Of course, I could be completely wrong.
Glen Smith
Apr 13 2012 at 1:05pm
Floccina,
That it is better to be working at a low wage than not at all is not necessarily true. I am assuming that by work you mean renting your work out as opposed to using your work to accomplish some personal goal like playing basketball or becoming the best x-box player you can be. If the opportunity costs of that work exceed what you are being paid than economically it would make no sense. This would be the argument for wage subsidies as opposed to other forms of welfare since other forms of welfare tend to increase costs of working while often reducing the value of that work. Of course, wage subsidies are just paying one person to dig a hole and then another to fill it in.
Brandon Berg
Apr 13 2012 at 2:09pm
The definition of “low wages” varies from country to country, because it’s defined as less than two-thirds of the median. Knowing that, and that of the countries on that chart, only Norway and Australia come within 15% of the United States’ median income on a PPP-adjusted basis, causes one to see those figures in a completely different light.
Any economic statistic on which the Czech republic is ostensibly dramatically outperforming the US is automatically suspect.
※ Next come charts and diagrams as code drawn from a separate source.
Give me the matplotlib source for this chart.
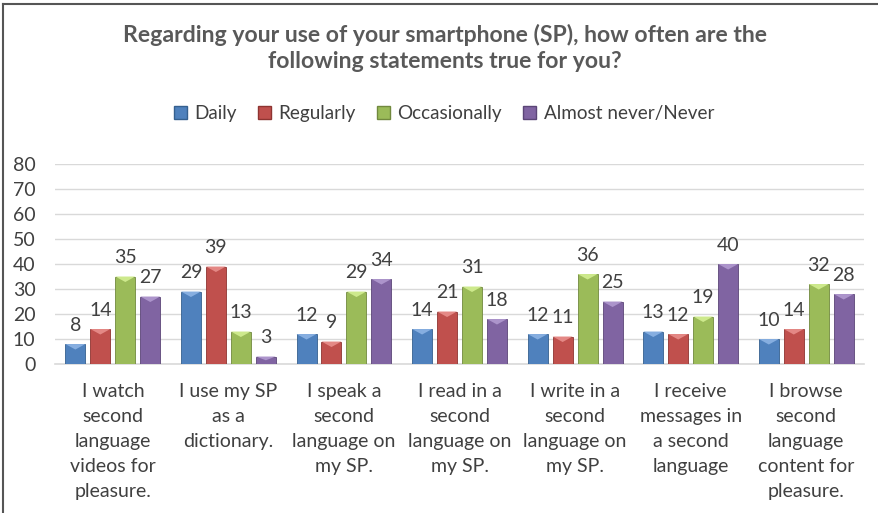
import matplotlib
matplotlib.use("Agg")
import matplotlib.pyplot as plt
from matplotlib.patches import Polygon, Rectangle
from matplotlib.lines import Line2D
import numpy as np

plt.rcParams['font.family'] = ['Lato', 'DejaVu Sans']

# data
categories = [
    "I watch\nsecond\nlanguage\nvideos for\npleasure.",
    "I use my SP\nas a\ndictionary.",
    "I speak a\nsecond\nlanguage on\nmy SP.",
    "I read in a\nsecond\nlanguage on\nmy SP.",
    "I write in a\nsecond\nlanguage on\nmy SP.",
    "I receive\nmessages in\na second\nlanguage",
    "I browse\nsecond\nlanguage\ncontent for\npleasure.",
]
series_names = ["Daily", "Regularly", "Occasionally", "Almost never/Never"]
daily = [8, 29, 12, 14, 12, 13, 10]
regularly = [14, 39, 9, 21, 11, 12, 14]
occasionally = [35, 13, 29, 31, 36, 19, 32]
never = [27, 3, 34, 18, 25, 40, 28]
yticks = [0, 10, 20, 30, 40, 50, 60, 70, 80]

colors = ["#4F81BD", "#C0504D", "#9BBB59", "#8064A2"]
light = ["#86AEE0", "#E48885", "#CDE98C", "#AC94CB"]
dark = ["#35608F", "#8E3431", "#71893E", "#5B4577"]
txt = "#404040"

fig = plt.figure(figsize=(8.79, 5.13), dpi=100)
ax = fig.add_axes([0.0626, 0.2904, 0.9204, 0.3899])

x = np.arange(len(categories))
width = 0.173
step = 0.216
allvals = [daily, regularly, occasionally, never]
for i, vals in enumerate(allvals):
    pos = x + (i - 1.5) * step
    ax.bar(pos, vals, width, color=colors[i], edgecolor=dark[i], linewidth=0.6, zorder=3)
    for p, v in zip(pos, vals):
        # bevel: light triangle on top
        d = min(2.2, v * 0.5)
        tri = Polygon([(p - width / 2, v), (p + width / 2, v), (p, v - d)],
                      closed=True, facecolor=light[i], edgecolor="none", zorder=4)
        ax.add_patch(tri)
        ax.text(p, v + 4.2, str(v), ha="center", va="bottom", fontsize=14, color=txt, zorder=5)

ax.set_ylim(0, 80)
ax.set_xlim(-0.5, len(categories) - 0.5)
ax.set_yticks(yticks)
ax.set_xticks(x)
ax.set_xticklabels(categories, fontsize=14, color=txt, linespacing=1.56)
ax.tick_params(axis="both", length=0, labelsize=14, labelcolor=txt)
ax.tick_params(axis="x", pad=14)
ax.tick_params(axis="y", pad=14)
ax.grid(axis="y", color="#D9D9D9", linewidth=1, zorder=0)
for s in ["top", "right", "left"]:
    ax.spines[s].set_visible(False)
ax.spines["bottom"].set_color("#D9D9D9")
ax.spines["bottom"].set_linewidth(1.2)

fig.text(0.506, 0.906, "Regarding your use of your smartphone (SP), how often are the\nfollowing statements true for you?",
         ha="center", va="center", fontsize=16.6, fontweight="bold", color="#595959", linespacing=1.27)

handles = [Rectangle((0, 0), 1, 1, facecolor=colors[i], edgecolor=dark[i]) for i in range(4)]
fig.legend(handles, series_names, loc="center", bbox_to_anchor=(0.505, 0.779), ncol=4, frameon=False,
           fontsize=13.6, labelcolor=txt, handlelength=0.7, handleheight=0.7, handletextpad=0.4,
           columnspacing=1.1)

# border of the chart frame (top and left visible)
fig.add_artist(Line2D([0.0034, 0.0034], [0, 0.993], transform=fig.transFigure, color="#555555", linewidth=1.5))
fig.add_artist(Line2D([0.0034, 1], [0.993, 0.993], transform=fig.transFigure, color="#555555", linewidth=1.5))

fig.savefig("out.png", dpi=100, facecolor="white")
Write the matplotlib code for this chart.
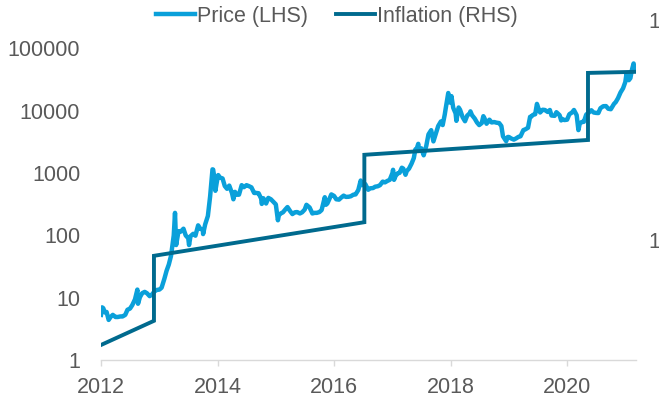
import numpy as np
import pandas as pd
import matplotlib
matplotlib.use("Agg")
import matplotlib.pyplot as plt
import matplotlib.dates as mdates
from matplotlib.ticker import FixedLocator, NullLocator

plt.rcParams['font.family'] = ['Liberation Sans', 'DejaVu Sans']

# bitcoin price, USD (roughly twice a month)
price_dates = [
    "2012-01-01", "2012-01-08", "2012-01-15", "2012-01-25", "2012-02-05", "2012-02-18", "2012-03-01", "2012-03-15",
    "2012-04-01", "2012-04-15", "2012-05-01", "2012-05-15", "2012-06-01", "2012-06-15", "2012-07-01", "2012-07-15",
    "2012-08-01", "2012-08-16", "2012-08-20", "2012-09-01", "2012-09-15", "2012-10-01", "2012-10-15", "2012-11-01",
    "2012-11-15", "2012-12-01", "2012-12-15",
    "2013-01-01", "2013-01-15", "2013-02-01", "2013-02-15", "2013-03-01", "2013-03-15", "2013-04-01", "2013-04-09",
    "2013-04-16", "2013-05-01", "2013-05-15", "2013-06-01", "2013-06-15", "2013-07-01", "2013-07-06", "2013-07-15",
    "2013-08-01", "2013-08-15", "2013-09-01", "2013-09-15", "2013-10-01", "2013-10-02", "2013-10-15", "2013-11-01",
    "2013-11-15", "2013-11-30", "2013-12-04", "2013-12-10", "2013-12-18", "2013-12-28",
    "2014-01-05", "2014-01-15", "2014-02-01", "2014-02-15", "2014-03-01", "2014-03-15", "2014-04-01", "2014-04-10",
    "2014-04-20", "2014-05-01", "2014-05-15", "2014-06-01", "2014-06-15", "2014-07-01", "2014-07-15", "2014-08-01",
    "2014-08-18", "2014-09-01", "2014-09-15", "2014-10-01", "2014-10-05", "2014-10-15", "2014-11-01", "2014-11-15",
    "2014-12-01", "2014-12-15",
    "2015-01-01", "2015-01-14", "2015-01-20", "2015-02-01", "2015-02-15", "2015-03-01", "2015-03-15", "2015-04-01",
    "2015-04-15", "2015-05-01", "2015-05-15", "2015-06-01", "2015-06-15", "2015-07-01", "2015-07-12", "2015-08-01",
    "2015-08-18", "2015-09-01", "2015-09-15", "2015-10-01", "2015-10-15", "2015-11-04", "2015-11-11", "2015-11-20",
    "2015-12-01", "2015-12-15",
    "2016-01-01", "2016-01-15", "2016-02-01", "2016-02-15", "2016-03-01", "2016-03-15", "2016-04-01", "2016-04-15",
    "2016-05-01", "2016-05-15", "2016-06-01", "2016-06-16", "2016-06-25", "2016-07-01", "2016-07-15", "2016-08-02",
    "2016-08-15", "2016-09-01", "2016-09-15", "2016-10-01", "2016-10-15", "2016-11-01", "2016-11-15", "2016-12-01",
    "2016-12-15",
    "2017-01-01", "2017-01-05", "2017-01-11", "2017-01-20", "2017-02-01", "2017-02-15", "2017-03-01", "2017-03-10",
    "2017-03-24", "2017-04-01", "2017-04-15", "2017-05-01", "2017-05-15", "2017-05-25", "2017-06-01", "2017-06-12",
    "2017-06-15", "2017-07-01", "2017-07-16", "2017-08-01", "2017-08-15", "2017-09-01", "2017-09-15", "2017-10-01",
    "2017-10-15", "2017-11-01", "2017-11-12", "2017-11-25", "2017-12-01", "2017-12-17", "2017-12-22",
    "2018-01-01", "2018-01-06", "2018-01-17", "2018-02-01", "2018-02-06", "2018-02-20", "2018-03-01", "2018-03-17",
    "2018-04-01", "2018-04-15", "2018-05-01", "2018-05-05", "2018-05-15", "2018-06-01", "2018-06-15", "2018-06-29",
    "2018-07-15", "2018-07-25", "2018-08-01", "2018-08-14", "2018-09-01", "2018-09-15", "2018-10-01", "2018-10-15",
    "2018-11-01", "2018-11-15", "2018-11-25", "2018-12-15", "2018-12-25",
    "2019-01-01", "2019-01-15", "2019-02-01", "2019-02-15", "2019-03-01", "2019-03-15", "2019-04-02", "2019-04-15",
    "2019-05-01", "2019-05-14", "2019-05-20", "2019-06-01", "2019-06-15", "2019-06-26", "2019-07-05", "2019-07-16",
    "2019-08-01", "2019-08-15", "2019-09-01", "2019-09-15", "2019-09-25", "2019-10-15", "2019-10-26", "2019-11-15",
    "2019-11-25", "2019-12-01", "2019-12-15",
    "2020-01-01", "2020-01-15", "2020-02-01", "2020-02-13", "2020-03-01", "2020-03-12", "2020-03-20", "2020-04-01",
    "2020-04-15", "2020-04-30", "2020-05-15", "2020-06-01", "2020-06-15", "2020-07-01", "2020-07-15", "2020-07-28",
    "2020-08-15", "2020-09-01", "2020-09-15", "2020-10-01", "2020-10-21", "2020-11-01", "2020-11-15", "2020-12-01",
    "2020-12-17", "2020-12-31",
    "2021-01-08", "2021-01-15", "2021-01-22", "2021-02-01", "2021-02-10", "2021-02-21", "2021-02-28", "2021-03-05",
    "2021-03-08",
]
price_usd = [
    5.3, 7.0, 6.8, 5.8, 5.9, 4.4, 4.9, 5.3,
    4.9, 4.9, 5.0, 5.0, 5.3, 6.4, 6.7, 7.6,
    9.4, 13.5, 8.0, 10.2, 11.8, 12.4, 11.8, 10.6,
    11.2, 12.6, 13.3,
    13.5, 14.5, 20, 27, 34, 47, 100, 230,
    70, 117, 115, 128, 100, 90, 70, 97,
    106, 99, 145, 127, 125, 105, 150, 205,
    420, 1150, 1140, 900, 520, 740,
    930, 850, 820, 620, 560, 630, 480, 380,
    500, 450, 450, 640, 595, 640, 620, 590,
    480, 480, 475, 390, 320, 395, 325, 400,
    380, 350,
    315, 175, 210, 225, 235, 260, 285, 245,
    220, 235, 237, 225, 235, 260, 310, 280,
    225, 230, 230, 237, 255, 410, 310, 325,
    375, 455,
    430, 380, 375, 405, 435, 415, 417, 425,
    450, 455, 535, 760, 640, 675, 665, 540,
    570, 575, 605, 615, 640, 730, 710, 750,
    780,
    1000, 1130, 780, 890, 985, 1010, 1220, 1180,
    940, 1080, 1180, 1420, 1740, 2400, 2400, 2950,
    2450, 2500, 1930, 2720, 4180, 4890, 3230, 4400,
    5700, 6750, 5900, 8700, 10900, 19300, 13800,
    13500, 17200, 11200, 9100, 6900, 11300, 10400, 7900,
    6800, 8400, 9100, 9800, 8500, 7500, 6500, 5900,
    6350, 8200, 7600, 6200, 7200, 6500, 6600, 6450,
    6350, 5700, 3900, 3250, 3800,
    3800, 3600, 3450, 3600, 3800, 3900, 4900, 5050,
    5350, 8000, 8000, 8600, 8800, 12900, 11000, 9400,
    10400, 10300, 9600, 10300, 8400, 8300, 9500, 8500,
    7000, 7400, 7100,
    7200, 8800, 9400, 10300, 8500, 4900, 6200, 6600,
    6650, 8700, 9300, 10200, 9400, 9250, 9200, 11000,
    11850, 11900, 10800, 10600, 12900, 13800, 15900, 19700,
    23000, 29000,
    40000, 36000, 31000, 33500, 45000, 57500, 45000, 48500,
    51000,
]

# annual supply inflation, %, with the step at each halving
infl_dates = ["2012-01-01", "2012-11-28", "2012-11-28", "2016-07-09",
              "2016-07-09", "2020-05-11", "2020-05-11", "2021-03-08"]
infl_pct = [30.0, 23.3, 11.8, 8.3, 4.1, 3.51, 1.74, 1.72]

left_ticks = [1, 10, 100, 1000, 10000, 100000]
left_labels = ["1", "10", "100", "1000", "10000", "100000"]
right_ticks = [1, 10]
right_labels = ["1%", "10%"]

price_color = "#0AA0DA"
infl_color = "#006A8E"
text_color = "#595959"
fs = 15.5

fig = plt.figure(figsize=(6.59, 3.98), dpi=100)
ax = fig.add_axes([101 / 659, 38 / 398, 535 / 659, 345 / 398])
ax2 = ax.twinx()

ax.plot(pd.to_datetime(price_dates), price_usd, color=price_color, lw=3.2,
        solid_joinstyle="round", label="Price (LHS)")
ax2.plot(pd.to_datetime(infl_dates), infl_pct, color=infl_color, lw=2.8,
         solid_joinstyle="miter", label="Inflation (RHS)")

ax.set_yscale("log")
ax.set_ylim(1, 10 ** (345 / 62.3))
ax.yaxis.set_major_locator(FixedLocator(left_ticks))
ax.yaxis.set_minor_locator(NullLocator())
ax.set_yticklabels(left_labels)

ax2.set_yscale("log")
ax2.set_ylim(10 ** (340 / 220), 10 ** (-5 / 220))
ax2.yaxis.set_major_locator(FixedLocator(right_ticks))
ax2.yaxis.set_minor_locator(NullLocator())
ax2.set_yticklabels(right_labels)

ax.set_xlim(pd.Timestamp("2012-01-01"), pd.Timestamp("2021-03-08"))
ax.xaxis.set_major_locator(mdates.YearLocator(2))
ax.xaxis.set_major_formatter(mdates.DateFormatter("%Y"))

for a in (ax, ax2):
    for s in ("top", "right", "left"):
        a.spines[s].set_visible(False)
    a.patch.set_visible(False)
ax2.spines["bottom"].set_visible(False)
ax.spines["bottom"].set_color("#D9D9D9")
ax.spines["bottom"].set_linewidth(1.0)

ax.tick_params(axis="x", length=4.5, width=1.0, color="#D9D9D9", pad=8,
               labelsize=fs, labelcolor=text_color)
ax.tick_params(axis="y", length=0, pad=15, labelsize=fs, labelcolor=text_color)
ax2.tick_params(axis="y", length=0, pad=9, labelsize=fs, labelcolor=text_color)

handles = ax.get_lines() + ax2.get_lines()
fig.legend(handles, [h.get_label() for h in handles], loc="upper center",
           bbox_to_anchor=(337 / 659, 1 - 6 / 398), ncol=2, frameon=False,
           fontsize=fs, handlelength=1.8, handletextpad=0.1, columnspacing=1.3,
           borderpad=0, borderaxespad=0, labelcolor=text_color)

fig.savefig("out.png", dpi=100)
Also, would it be too indelicate to point out that racial demographics and immigration probably play a role here?
Eric Hosemann
Apr 13 2012 at 8:13pm
The traditional minimum wage story, the one I subscribe to, says that minimum wages favor skilled workers over unskilled workers. But the question I ask, in the context of Arnold’s post, is: “skilled” compared to what? It could be the case that, given the right mixture of factors such as purchasing power, demand for labor, etc., that jobs paying minimum wage attract marginal workers from higher paying jobs-workers whose marginal productivity fell short of their wage.